Thursday, September 22, 2011

The New School

I got published in The West today. I'm doing a placement there one day a week through uni and yesterday I went off to cover the 'road-testing' of this year's show bags for the Perth Royal Show. I interviewed some kids, got some quotes from the Premier and the Commerce Minister and hey-presto, today there was my article in all it's glory, page 16. Bam.

I got a massive kick this morning, stealing the paper from my friend in my favourite cafe to race to the page my article was on (which was listed on the front page! Show bags are a big deal) and grinned hugely as I showed him. I'd already rung my mum and dad last night to tell them to read the paper and my pride grew and grew as the picture of my by-line I loaded to Facebook got more and more "likes".

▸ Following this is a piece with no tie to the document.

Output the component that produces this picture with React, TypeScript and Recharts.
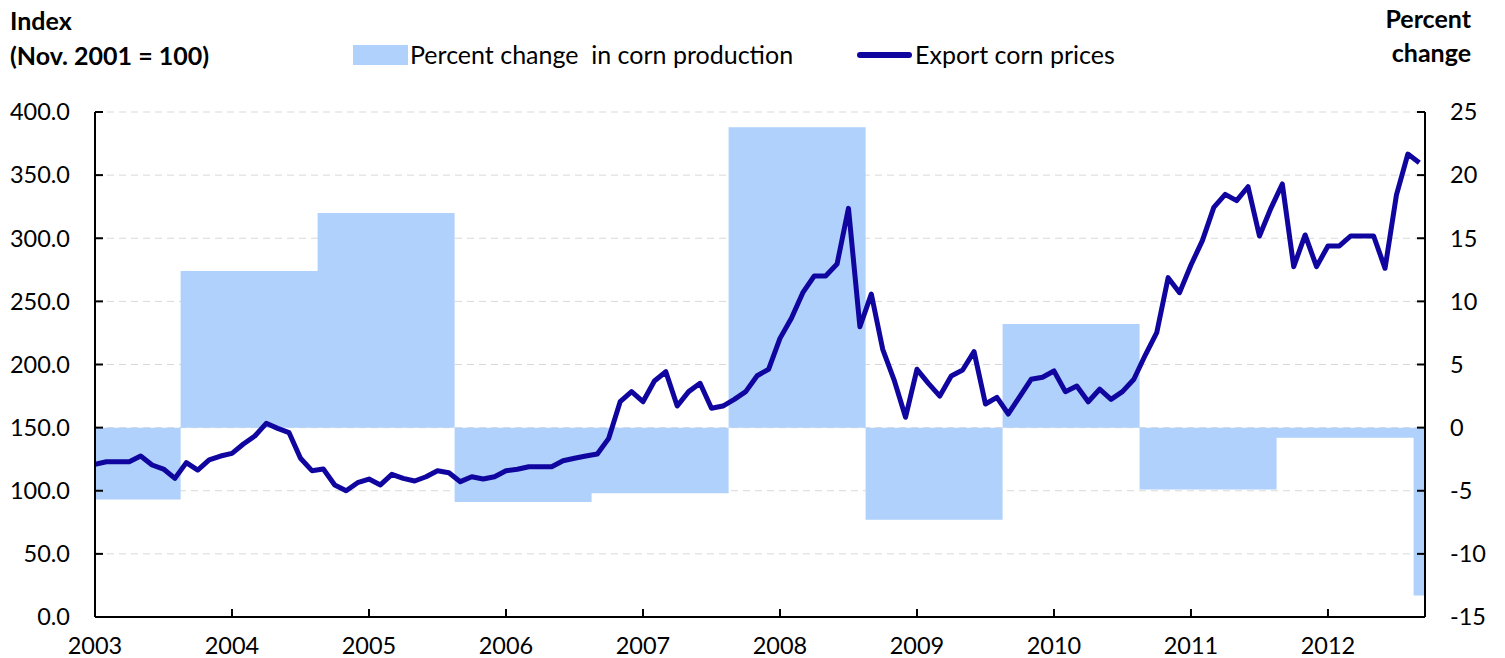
import React from 'react';
import { ComposedChart, Area, Line, XAxis, YAxis, CartesianGrid } from 'recharts';

const FONT = 'Lato, "Open Sans", sans-serif';

// x axis: month index, 0 = Jan 2003
const yearLabels = ['2003', '2004', '2005', '2006', '2007', '2008', '2009', '2010', '2011', '2012'];
const yearTicks = [0, 12, 24, 36, 48, 60, 72, 84, 96, 108];
const indexTicks = [0, 50, 100, 150, 200, 250, 300, 350, 400];
const pctTicks = [-15, -10, -5, 0, 5, 10, 15, 20, 25];

// Export corn prices, monthly Jan 2003 - Sep 2012 (Nov. 2001 = 100)
const exportPrices = [
  121, 123, 123, 123, 127.5, 120.4, 117.2, 109.8, 122.3, 116.4, 124.4, 127.5,
  129.6, 137, 143.4, 153.4, 149.4, 146, 125.7, 115.9, 117.2, 104.6, 100, 106.4,
  109.3, 104.6, 113, 109.8, 107.7, 111.1, 115.9, 114.3, 107.2, 111.1, 109.3, 111.1,
  115.9, 117, 119, 119, 119, 123.8, 125.7, 127.5, 129.1, 141.5, 170.5, 178.5,
  170.5, 186.9, 194.3, 167.1, 178.5, 185.1, 165.3, 167.1, 172.4, 178.5, 191.1, 196.2,
  220.7, 236.6, 256.9, 270.1, 270.1, 279.6, 323.7, 229.9, 255.8, 212, 187.7, 158.2,
  196.2, 185.1, 175, 190.9, 195.6, 210.2, 168.7, 174, 160.8, 174.5, 188.3, 189.9,
  194.9, 178.5, 183, 170.5, 180.4, 172.4, 178.5, 188.3, 207.5, 225.2, 268.8, 256.9,
  278.8, 298.1, 324.5, 334.8, 329.8, 340.8, 301.8, 323.7, 343, 277.5, 302.6, 277.5,
  293.9, 293.9, 301.8, 301.8, 301.8, 276.2, 334.3, 366.7, 359.8,
];

// Percent change in corn production by crop year (Sep - Aug)
const cropYears = ['2002/03', '2003/04', '2004/05', '2005/06', '2006/07', '2007/08', '2008/09', '2009/10', '2010/11', '2011/12', '2012/13'];
const productionChange = [-5.7, 12.4, 17.0, -5.9, -5.2, 23.8, -7.3, 8.2, -4.9, -0.8, -13.3];

const cropYearOf = (i: number) => (i < 8 ? 0 : Math.floor((i - 8) / 12) + 1);

const chartData: { i: number; price?: number; production: number }[] = exportPrices.map((p, i) => ({
  i,
  price: p,
  production: productionChange[cropYearOf(i)],
}));
// extend the last crop-year column to the end of the axis
chartData.push({ i: 116.5, production: productionChange[cropYears.length - 1] });

const axisStroke = { stroke: '#000', strokeWidth: 2 };
const tickStyle = { fill: '#000', fontSize: 23.5, fontFamily: FONT };

export default function App() {
  return (
    <div
      style={{
        position: 'absolute',
        left: 0,
        top: 0,
        width: 1505,
        height: 658,
        background: '#fff',
        fontFamily: FONT,
        color: '#000',
      }}
    >
      <ComposedChart
        width={1505}
        height={658}
        data={chartData}
        margin={{ top: 112, right: 10, bottom: 11, left: 10 }}
      >
        <CartesianGrid yAxisId="left" vertical={false} stroke="#d9d9d9" strokeDasharray="7 5" />
        <XAxis
          dataKey="i"
          type="number"
          domain={[0, 116.5]}
          ticks={yearTicks}
          interval={0}
          allowDataOverflow
          tickFormatter={(v: number) => yearLabels[Math.round(v / 12)]}
          height={30}
          tickSize={-8}
          tickMargin={28}
          axisLine={axisStroke}
          tickLine={axisStroke}
          tick={tickStyle}
        />
        <YAxis
          yAxisId="left"
          domain={[0, 400]}
          ticks={indexTicks}
          interval={0}
          width={85}
          tickFormatter={(v: number) => v.toFixed(1)}
          tickSize={-8}
          tickMargin={33}
          axisLine={axisStroke}
          tickLine={axisStroke}
          tick={tickStyle}
        />
        <YAxis
          yAxisId="right"
          orientation="right"
          domain={[-15, 25]}
          ticks={pctTicks}
          interval={0}
          width={70}
          tickSize={-8}
          tickMargin={33}
          axisLine={axisStroke}
          tickLine={axisStroke}
          tick={{ ...tickStyle, textAnchor: 'start' }}
        />
        <Area
          yAxisId="right"
          type="step"
          dataKey="production"
          baseValue={0}
          fill="#afd1fc"
          fillOpacity={1}
          stroke="none"
          isAnimationActive={false}
        />
        <Line
          yAxisId="left"
          type="linear"
          dataKey="price"
          stroke="#10069f"
          strokeWidth={5}
          strokeLinejoin="round"
          dot={false}
          isAnimationActive={false}
        />
      </ComposedChart>

      {/* axis titles */}
      <div style={{ position: 'absolute', left: 10, top: 6, fontSize: 25, fontWeight: 700, lineHeight: '28px' }}>
        Index
      </div>
      <div style={{ position: 'absolute', left: 10, top: 41, fontSize: 25, fontWeight: 700, lineHeight: '28px' }}>
        (Nov. 2001 = 100)
      </div>
      <div
        style={{
          position: 'absolute',
          right: 1505 - 1471,
          top: 4,
          fontSize: 25,
          fontWeight: 700,
          lineHeight: '28px',
          textAlign: 'right',
        }}
      >
        Percent
        <br />
        <span style={{ display: 'inline-block', marginTop: 6 }}>change</span>
      </div>

      {/* legend */}
      <div style={{ position: 'absolute', left: 353, top: 45, width: 55, height: 20, background: '#afd1fc' }} />
      <div style={{ position: 'absolute', left: 410, top: 40, fontSize: 25, lineHeight: '28px', whiteSpace: 'pre' }}>
        {'Percent change  in corn production'}
      </div>
      <div
        style={{ position: 'absolute', left: 857, top: 52, width: 55, height: 6, borderRadius: 3, background: '#10069f' }}
      />
      <div style={{ position: 'absolute', left: 915, top: 40, fontSize: 25, lineHeight: '28px', whiteSpace: 'pre' }}>
        Export corn prices
      </div>
    </div>
  );
}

I'd consider myself fairly old school I suppose in my approach to how I want to go about becoming a journalist. I'm finishing my degree, I'm applying for cadetships and I'm happy working my way up from the bottom. My heart lies in print journalism and I'm still passionate about print news and the institution that is 'the newspaper'. But I'm not naive enough to realise that I am very much in the minority when it comes these attitudes among my peers.

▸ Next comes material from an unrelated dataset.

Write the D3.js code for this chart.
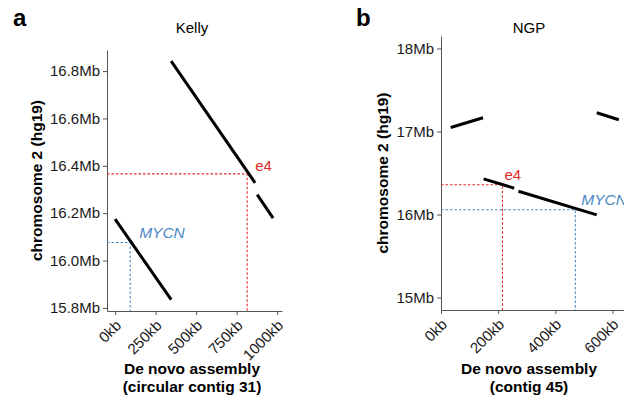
<!DOCTYPE html>
<html>
<head>
<meta charset="utf-8">
<script src="https://cdnjs.cloudflare.com/ajax/libs/d3/7.8.5/d3.min.js"></script>
<style>
  body { margin: 0; background: #fff; }
  text { font-family: "Liberation Sans", Arial, sans-serif; }
</style>
</head>
<body>
<div id="chart"></div>
<script>
var width = 624, height = 401;

// panel a: Kelly (x in kb, y in Mb)
var kellySegments = [
  [0, 16.175, 346, 15.835],
  [346, 16.842, 864, 16.328],
  [877, 16.278, 975, 16.179]
];
var kellyTicksX = [0, 250, 500, 750, 1000];
var kellyTicksY = [15.8, 16.0, 16.2, 16.4, 16.6, 16.8];
var kellyE4 = [815, 16.366];
var kellyMYCN = [93, 16.076];

// panel b: NGP
var ngpSegments = [
  [34, 17.048, 147, 17.165],
  [545, 17.225, 622, 17.141],
  [149, 16.43, 256, 16.317],
  [271, 16.28, 545, 15.996]
];
var ngpTicksX = [0, 200, 400, 600];
var ngpTicksY = [15, 16, 17, 18];
var ngpE4 = [215, 16.358];
var ngpMYCN = [470, 16.057];

var red = "#de2d26", blue = "#4a87c6";

var svg = d3.select("#chart").append("svg")
  .attr("width", width).attr("height", height);

function panel(o) {
  var g = svg.append("g");
  var x = d3.scaleLinear().domain(o.xdom).range(o.xr);
  var y = d3.scaleLinear().domain(o.ydom).range(o.yr);

  var yAxis = g.append("g").attr("transform", "translate(" + o.xr[0] + ",0)")
    .call(d3.axisLeft(y).tickValues(o.ticksY).tickSizeOuter(0).tickSizeInner(4).tickPadding(3)
      .tickFormat(o.fmtY));
  var xAxis = g.append("g").attr("transform", "translate(0," + o.yr[0] + ")")
    .call(d3.axisBottom(x).tickValues(o.ticksX).tickSizeOuter(0).tickSizeInner(4)
      .tickFormat(function (d) { return d + "kb"; }));
  [xAxis, yAxis].forEach(function (a) {
    a.select(".domain").attr("stroke", "#555");
    a.selectAll(".tick line").attr("stroke", "#555");
    a.selectAll("text").attr("fill", "#1a1a1a").style("font-size", "15px");
  });
  xAxis.selectAll(".tick text")
    .attr("text-anchor", "end")
    .attr("y", 0).attr("dy", "0.7em")
    .attr("transform", "translate(-1,8) rotate(-45)");

  // marker dashed lines
  function guide(p, col) {
    var d = "M" + o.xr[0] + "," + y(p[1]) + "H" + x(p[0]) + "V" + o.yr[0];
    g.append("path").attr("d", d).attr("fill", "none")
      .attr("stroke", col).attr("stroke-width", 1.1).attr("stroke-dasharray", "2.5,2");
  }
  guide(o.e4, red);
  guide(o.mycn, blue);

  g.selectAll("line.seg").data(o.segs).enter().append("line")
    .attr("class", "seg")
    .attr("x1", function (d) { return x(d[0]); })
    .attr("y1", function (d) { return y(d[1]); })
    .attr("x2", function (d) { return x(d[2]); })
    .attr("y2", function (d) { return y(d[3]); })
    .attr("stroke", "#000").attr("stroke-width", 3);

  g.append("text").attr("x", x(o.e4[0]) + o.e4Off[0]).attr("y", y(o.e4[1]) + o.e4Off[1])
    .attr("fill", red).style("font-size", "15px").text("e4");
  g.append("text").attr("x", x(o.mycn[0]) + o.mycnOff[0]).attr("y", y(o.mycn[1]) + o.mycnOff[1])
    .attr("fill", blue).style("font-size", "15.5px").style("font-style", "italic").text("MYCN");

  // titles
  g.append("text").attr("x", o.cx).attr("y", 33).attr("text-anchor", "middle")
    .style("font-size", "15px").text(o.title);
  g.append("text").attr("x", o.letterX).attr("y", 26)
    .style("font-size", "24px").style("font-weight", "bold").text(o.letter);
  var xt = g.append("text").attr("text-anchor", "middle")
    .style("font-size", "15.5px").style("font-weight", "bold");
  xt.append("tspan").attr("x", o.cx).attr("y", 374).text("De novo assembly");
  xt.append("tspan").attr("x", o.cx).attr("y", 392).text(o.xsub);
  g.append("text").attr("transform", "translate(" + o.ytX + "," + ((o.yr[0] + o.yr[1]) / 2) + ") rotate(-90)")
    .attr("text-anchor", "middle")
    .style("font-size", "15.5px").style("font-weight", "bold").text("chromosome 2 (hg19)");
}

panel({
  xdom: [-50, 1030], xr: [107, 282],
  ydom: [15.787, 16.889], yr: [311, 50],
  ticksX: kellyTicksX, ticksY: kellyTicksY,
  fmtY: function (d) { return d.toFixed(1) + "Mb"; },
  segs: kellySegments, e4: kellyE4, mycn: kellyMYCN,
  e4Off: [8, -3], mycnOff: [9, -5],
  title: "Kelly", letter: "a", letterX: 13, cx: 192,
  xsub: "(circular contig 31)", ytX: 42
});

panel({
  xdom: [0, 700], xr: [441, 441 + 700 * 0.2858],
  ydom: [14.85, 18.15], yr: [310, 36],
  ticksX: ngpTicksX, ticksY: ngpTicksY,
  fmtY: function (d) { return d + "Mb"; },
  segs: ngpSegments, e4: ngpE4, mycn: ngpMYCN,
  e4Off: [2, -5], mycnOff: [6, -5],
  title: "NGP", letter: "b", letterX: 356, cx: 529,
  xsub: "(contig 45)", ytX: 388
});
</script>
</body>
</html>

I read a lot of blogs from around Perth and sometimes a little further off, but the ones from Perth often get me quite frustrated. Not because of the content or anything like that, but because its dawning on me that blogging has become such an important information-sharing tool for my peers. People get their information from blogs, social networking sites, all that garbage that has become part and parcel of the Gen-Y online existence. My frustration doesn't stem from the fact that people use these avenues to get information, it stems from the fact that I'm absolutely terrible at using these avenues myself.

I call myself a journalist (albeit an unpaid, unqualified and dangerously unemployed one) and yes I have a blog, yes I have Twitter/Facebook/Google+ and yes I know how to put together a news piece, but I'm beginning to wonder if I might be getting left behind, even as a member of Gen-Y, in the fast-paced world of information sharing.

Generally speaking, I think for a journo who still wants to report the news I don't know that blogs are going to take over from institutions like the BBC or AAP or any large news organisation. It costs money to report the news and although blogging is free, one person or one blog can't tell it all. Blogs are specific and tailored and that's why people like them, which is another reason my blog frustrates me because there's no theme. It's the ramblings of an idiot! Well maybe not an idiot, but you catch my drift.

Unfortunately its now late at night and the class I have tomorrow morning is particularly nasty so I'll leave this here. Expect more though. This, I fear, is a Pandora's box I've just opened.